Voices in the Dead House by Norman Lock is the ninth book in the author’s American Novel series. It presents multi-layered portraits of two literary giants, Walt Whitman and Louisa May Alcott, by examining a few months of their lives where their experiences overlapped. Both went to Washington in 1862 to serve in hospitals for the wounded following the Battle of Fredericksburg.
Whitman is given the first and larger portion of the novel. Puffed up with self-importance after the publication of Leaves of Grass, his vanity is touchy, his thoughts self-absorbed, and yet, his compassion for the wounded soldiers is boundless. He volunteers in the hospitals and performs menial labor as well as purchasing small gifts for the men and spending time trying to comfort them. In between his shifts, he wanders about Washington, musing on all aspects of life, oftentimes in company with his lover, Peter Doyle, a horsecar conductor.

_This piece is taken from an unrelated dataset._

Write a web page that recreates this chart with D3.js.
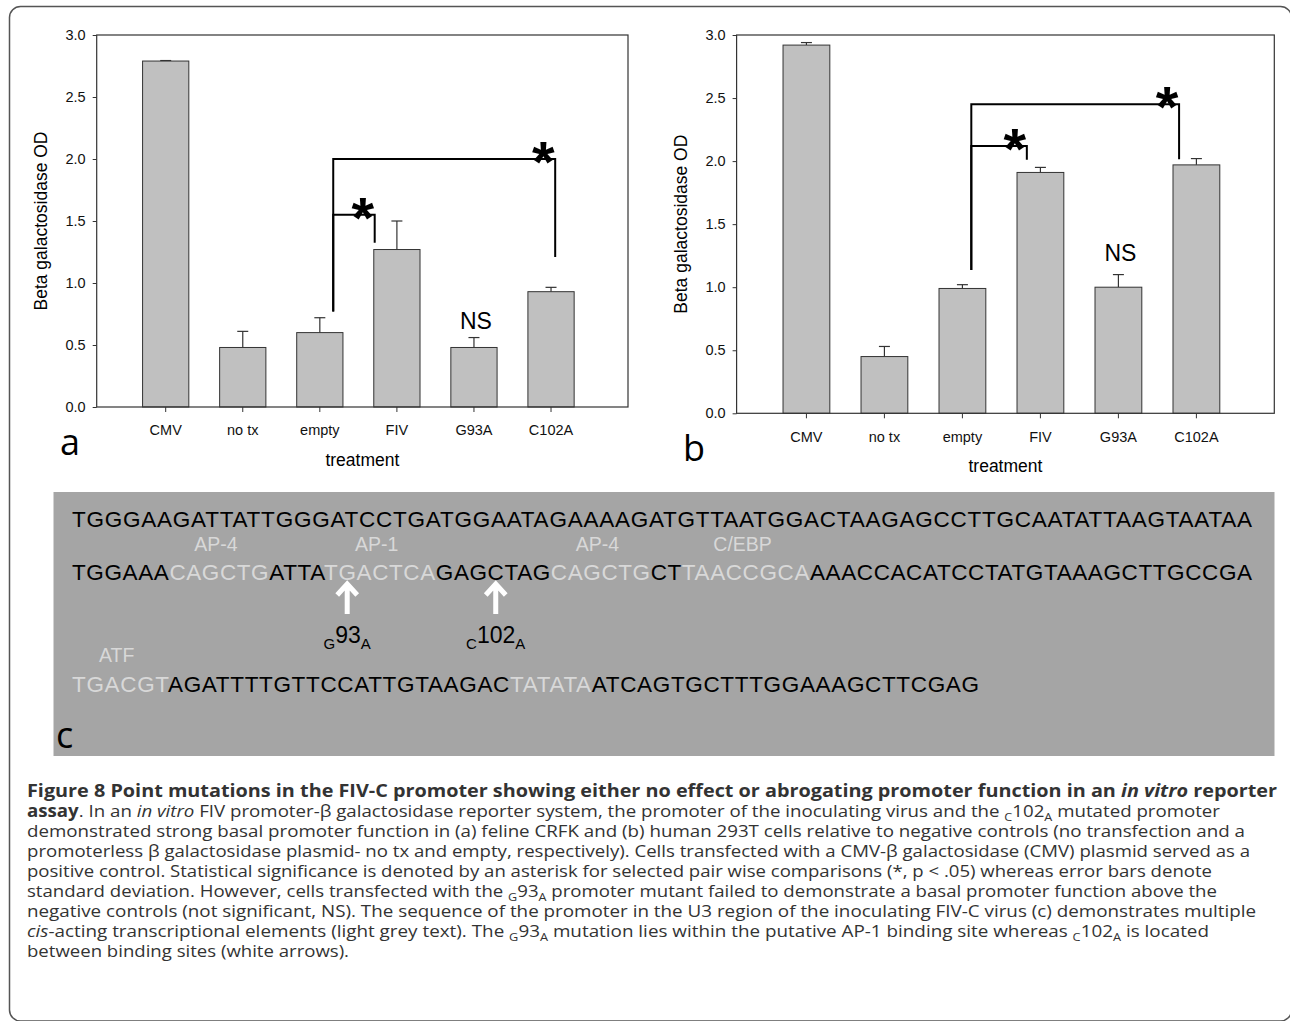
<!DOCTYPE html>
<html>
<head>
<meta charset="utf-8">
<script src="https://cdn.jsdelivr.net/npm/d3@7"></script>
<style>
  body { margin: 0; background: #fff; }
  svg { display: block; }
</style>
</head>
<body>
<svg id="fig" width="1290" height="1021"></svg>
<script>
// ---- data ----
const categories = ["CMV", "no tx", "empty", "FIV", "G93A", "C102A"];
const yTicks = [0, 0.5, 1.0, 1.5, 2.0, 2.5, 3.0];

// panel a (feline CRFK)
const meansA = [2.79, 0.48, 0.60, 1.27, 0.48, 0.93];
const errA   = [0.004, 0.13, 0.12, 0.23, 0.08, 0.035];
// panel b (human 293T)
const meansB = [2.92, 0.45, 0.99, 1.91, 1.00, 1.97];
const errB   = [0.02, 0.08, 0.03, 0.04, 0.10, 0.05];

// significance brackets, in data units (level, lower ends of the legs)
const bracketsA = [
  { from: "empty", to: "FIV",   level: 1.55, fromLow: 0.77,  toLow: 1.325, fromOff: 0.29, toOff: -0.48 },
  { from: "empty", to: "C102A", level: 2.00, fromLow: 0.77,  toLow: 1.21,  fromOff: 0.29, toOff: 0.09 }
];
const bracketsB = [
  { from: "empty", to: "FIV",   level: 2.12, fromLow: 1.136, toLow: 2.01,  fromOff: 0.19, toOff: -0.29 },
  { from: "empty", to: "C102A", level: 2.45, fromLow: 1.136, toLow: 2.014, fromOff: 0.19, toOff: -0.37 }
];
const nsA = { cat: "G93A", value: 0.69 };
const nsB = { cat: "G93A", value: 1.27 };

// promoter sequence (0 = plain base, 1 = binding element)
const seqLines = [
  [["TGGGAAGATTATTGGGATCCTGATGGAATAGAAAAGATGTTAATGGACTAAGAGCCTTGCAATATTAAGTAATAA", 0]],
  [["TGGAAA", 0], ["CAGCTG", 1], ["ATTA", 0], ["TGACTCA", 1], ["GAGCTAG", 0], ["CAGCTG", 1],
   ["CT", 0], ["TAACCGCA", 1], ["AAACCACATCCTATGTAAAGCTTGCCGA", 0]],
  [["TGACGT", 1], ["AGATTTTGTTCCATTGTAAGAC", 0], ["TATATA", 1], ["ATCAGTGCTTTGGAAAGCTTCGAG", 0]]
];
const siteLabels = [
  { line: 1, seg: 1, name: "AP-4" },
  { line: 1, seg: 3, name: "AP-1" },
  { line: 1, seg: 5, name: "AP-4" },
  { line: 1, seg: 7, name: "C/EBP" },
  { line: 2, seg: 0, name: "ATF" }
];
const mutations = [
  { line: 1, seg: 3, ch: 1, from: "G", pos: "93",  to: "A" },
  { line: 1, seg: 4, ch: 3, from: "C", pos: "102", to: "A" }
];

// caption: [text, style]  b = bold, i = italic, s = subscript
const caption = [
  [["Figure 8 Point mutations in the FIV-C promoter showing either no effect or abrogating promoter function in an ", "b"], ["in vitro", "bi"], [" reporter", "b"]],
  [["assay", "b"], [". In an ", ""], ["in vitro", "i"], [" FIV promoter-β galactosidase reporter system, the promoter of the inoculating virus and the ", ""], ["C", "s"], ["102", ""], ["A", "s"], [" mutated promoter", ""]],
  [["demonstrated strong basal promoter function in (a) feline CRFK and (b) human 293T cells relative to negative controls (no transfection and a", ""]],
  [["promoterless β galactosidase plasmid- no tx and empty, respectively). Cells transfected with a CMV-β galactosidase (CMV) plasmid served as a", ""]],
  [["positive control. Statistical significance is denoted by an asterisk for selected pair wise comparisons (*, p < .05) whereas error bars denote", ""]],
  [["standard deviation. However, cells transfected with the ", ""], ["G", "s"], ["93", ""], ["A", "s"], [" promoter mutant failed to demonstrate a basal promoter function above the", ""]],
  [["negative controls (not significant, NS). The sequence of the promoter in the U3 region of the inoculating FIV-C virus (c) demonstrates multiple", ""]],
  [["cis", "i"], ["-acting transcriptional elements (light grey text). The ", ""], ["G", "s"], ["93", ""], ["A", "s"], [" mutation lies within the putative AP-1 binding site whereas ", ""], ["C", "s"], ["102", ""], ["A", "s"], [" is located", ""]],
  [["between binding sites (white arrows).", ""]]
];
const captionEnds = [1277, 1220, 1245, 1250, 1212, 1217, 1256, 1209, 349];

const svg = d3.select("#fig");
const sans = "'Liberation Sans', Arial, sans-serif";

// outer rounded frame (right and bottom edges fall on the page border)
svg.append("rect")
  .attr("x", 9.5).attr("y", 6.5)
  .attr("width", 1282).attr("height", 1014.5)
  .attr("rx", 11)
  .attr("fill", "none")
  .attr("stroke", "#555")
  .attr("stroke-width", 1.5);

function drawPanel(opt) {
  const g = svg.append("g");
  const x = d3.scaleBand()
    .domain(categories)
    .range([opt.left, opt.right])
    .paddingInner(0.4)
    .paddingOuter(0.647)
    .align(0.46);
  const y = d3.scaleLinear().domain([0, 3]).range([opt.bottom, opt.top]);
  const bw = x.bandwidth();

  const rows = categories.map((c, i) => ({ cat: c, mean: opt.means[i], err: opt.errs[i] }));

  // error bars (upper whisker only)
  const eb = g.append("g").attr("stroke", "#333").attr("stroke-width", 1.2);
  rows.forEach(d => {
    const cx = x(d.cat) + bw / 2;
    eb.append("line").attr("x1", cx).attr("x2", cx)
      .attr("y1", y(d.mean)).attr("y2", y(d.mean + d.err));
    eb.append("line").attr("x1", cx - 5.5).attr("x2", cx + 5.5)
      .attr("y1", y(d.mean + d.err)).attr("y2", y(d.mean + d.err));
  });

  g.selectAll("rect.bar")
    .data(rows)
    .join("rect")
      .attr("class", "bar")
      .attr("x", d => x(d.cat))
      .attr("y", d => y(d.mean))
      .attr("width", bw)
      .attr("height", d => y(0) - y(d.mean))
      .attr("fill", "#c0c0c0")
      .attr("stroke", "#333")
      .attr("stroke-width", 1);

  // plot frame
  g.append("rect")
    .attr("x", opt.left).attr("y", opt.top)
    .attr("width", opt.right - opt.left).attr("height", opt.bottom - opt.top)
    .attr("fill", "none").attr("stroke", "#333").attr("stroke-width", 1.2);

  const yAxis = g.append("g")
    .attr("transform", `translate(${opt.left},0)`)
    .call(d3.axisLeft(y).tickValues(yTicks).tickFormat(d3.format(".1f")).tickSize(4).tickPadding(7));
  const xAxis = g.append("g")
    .attr("transform", `translate(0,${opt.bottom})`)
    .call(d3.axisBottom(x).tickSize(5).tickPadding(13).tickSizeOuter(0));
  [yAxis, xAxis].forEach(a => {
    a.select(".domain").remove();
    a.selectAll("line").attr("stroke", "#333");
    a.selectAll("text").attr("font-family", sans).attr("font-size", 14.5).attr("fill", "#111");
  });

  // axis titles
  g.append("text")
    .attr("transform", `translate(${opt.left - 50},${(opt.top + opt.bottom) / 2}) rotate(-90)`)
    .attr("text-anchor", "middle")
    .attr("font-family", sans).attr("font-size", 17.5)
    .text("Beta galactosidase OD");
  g.append("text")
    .attr("x", (opt.left + opt.right) / 2)
    .attr("y", opt.bottom + 59)
    .attr("text-anchor", "middle")
    .attr("font-family", sans).attr("font-size", 17.5)
    .text("treatment");

  // significance brackets
  opt.brackets.forEach(b => {
    const x1 = x(b.from) + bw / 2 + b.fromOff * bw;
    const x2 = x(b.to) + bw / 2 + b.toOff * bw;
    g.append("path")
      .attr("d", `M${x1},${y(b.fromLow)}V${y(b.level)}H${x2}V${y(b.toLow)}`)
      .attr("fill", "none").attr("stroke", "#000").attr("stroke-width", 2);
    g.append("text")
      .attr("x", x2 - 12)
      .attr("y", y(b.level) - 9 + 32)
      .attr("text-anchor", "middle")
      .attr("font-family", sans).attr("font-weight", "bold").attr("font-size", 58)
      .text("*");
  });

  g.append("text")
    .attr("x", x(opt.ns.cat) + bw / 2 + 2)
    .attr("y", y(opt.ns.value) + 8)
    .attr("text-anchor", "middle")
    .attr("font-family", sans).attr("font-size", 23)
    .text("NS");

  g.append("text")
    .attr("x", opt.letterX).attr("y", opt.bottom + 48)
    .attr("font-family", "'Open Sans', sans-serif").attr("font-size", 36)
    .text(opt.letter);
}

drawPanel({ left: 96.7, right: 628, top: 35, bottom: 407, means: meansA, errs: errA,
            brackets: bracketsA, ns: nsA, letter: "a", letterX: 60 });
drawPanel({ left: 736.6, right: 1274.3, top: 35, bottom: 413.3, means: meansB, errs: errB,
            brackets: bracketsB, ns: nsB, letter: "b", letterX: 683 });

// ---- panel c: promoter sequence ----
const seqG = svg.append("g");
seqG.append("rect")
  .attr("x", 53.5).attr("y", 492).attr("width", 1221).attr("height", 264)
  .attr("fill", "#a5a5a5");

const seqLeft = 72;
const seqBase = [527, 580, 691.5];
const seqEnds = [1252, 1252, 979];
const lightTxt = "#d8d8d8";

const seqNodes = seqLines.map((segs, li) => {
  const t = seqG.append("text")
    .attr("x", seqLeft).attr("y", seqBase[li])
    .attr("font-family", sans).attr("font-size", 22.5)
    .attr("textLength", seqEnds[li] - seqLeft)
    .attr("lengthAdjust", "spacing");
  segs.forEach(s => t.append("tspan").attr("fill", s[1] ? lightTxt : "#000").text(s[0]));
  return t.node();
});

function charIndex(line, seg, ch) {
  let n = 0;
  for (let k = 0; k < seg; k++) n += seqLines[line][k][0].length;
  return n + ch;
}

siteLabels.forEach(l => {
  const node = seqNodes[l.line];
  const i0 = charIndex(l.line, l.seg, 0);
  const i1 = i0 + seqLines[l.line][l.seg][0].length - 1;
  const cx = (node.getStartPositionOfChar(i0).x + node.getEndPositionOfChar(i1).x) / 2;
  seqG.append("text")
    .attr("x", cx - 3).attr("y", seqBase[l.line] - 29.5)
    .attr("text-anchor", "middle")
    .attr("font-family", sans).attr("font-size", 19.5)
    .attr("fill", lightTxt)
    .text(l.name);
});

mutations.forEach(m => {
  const node = seqNodes[m.line];
  const i = charIndex(m.line, m.seg, m.ch);
  const cx = (node.getStartPositionOfChar(i).x + node.getEndPositionOfChar(i).x) / 2;
  const tip = seqBase[m.line] + 2;
  seqG.append("path")
    .attr("d", `M${cx},${tip + 32}V${tip + 2}M${cx - 10},${tip + 13}L${cx},${tip + 2}L${cx + 10},${tip + 13}`)
    .attr("fill", "none").attr("stroke", "#fff").attr("stroke-width", 5);
  const t = seqG.append("text")
    .attr("x", cx).attr("y", seqBase[m.line] + 63)
    .attr("text-anchor", "middle")
    .attr("font-family", sans).attr("font-size", 23).attr("fill", "#000");
  t.append("tspan").attr("font-size", 15).attr("dy", 6).text(m.from);
  t.append("tspan").attr("dy", -6).text(m.pos);
  t.append("tspan").attr("font-size", 15).attr("dy", 6).text(m.to);
});

seqG.append("text")
  .attr("x", 56).attr("y", 748)
  .attr("font-family", "'Open Sans', sans-serif").attr("font-size", 36)
  .text("c");

// ---- caption (glyphs stretched to the line widths of the original) ----
const capG = svg.append("g")
  .attr("font-family", "'Open Sans', sans-serif")
  .attr("font-size", 17)
  .attr("fill", "#333");

caption.forEach((segs, li) => {
  const t = capG.append("text")
    .attr("x", 27).attr("y", 796.5 + li * 20)
    .attr("textLength", captionEnds[li] - 27)
    .attr("lengthAdjust", "spacingAndGlyphs");
  let down = false;
  segs.forEach(([txt, st]) => {
    const sp = t.append("tspan").text(txt);
    if (st.includes("b")) sp.attr("font-weight", "bold");
    if (st.includes("i")) sp.attr("font-style", "italic");
    if (st === "s") {
      sp.attr("font-size", 11.5).attr("dy", down ? 0 : 4);
      down = true;
    } else if (down) {
      sp.attr("dy", -4);
      down = false;
    }
  });
});
</script>
</body>
</html>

Alcott’s voice is quite different. She has escaped the poverty and drudgery of her (despised) father’s home and immerses herself in the drudgery of the hospital. She is an efficient and caring nurse, but her mind wanders constantly to her past and to the men who populated it: Emerson, Thoreau, and Hawthorne. She has passing thoughts of marriage but immediately repudiates them. She is a staunch abolitionist, but is defensive about her need to proclaim it. She, too, wanders about Washington, thinking, while she is not at work.
Lock does a tremendous job crawling inside the heads of these masters and pulling us inside as well. There is little plot. The characters come to the city, they work, they ponder, they exchange ideas with other people, and they move on. But the riveting prose and the dreamlike interior monologues of the protagonists carry the reader along.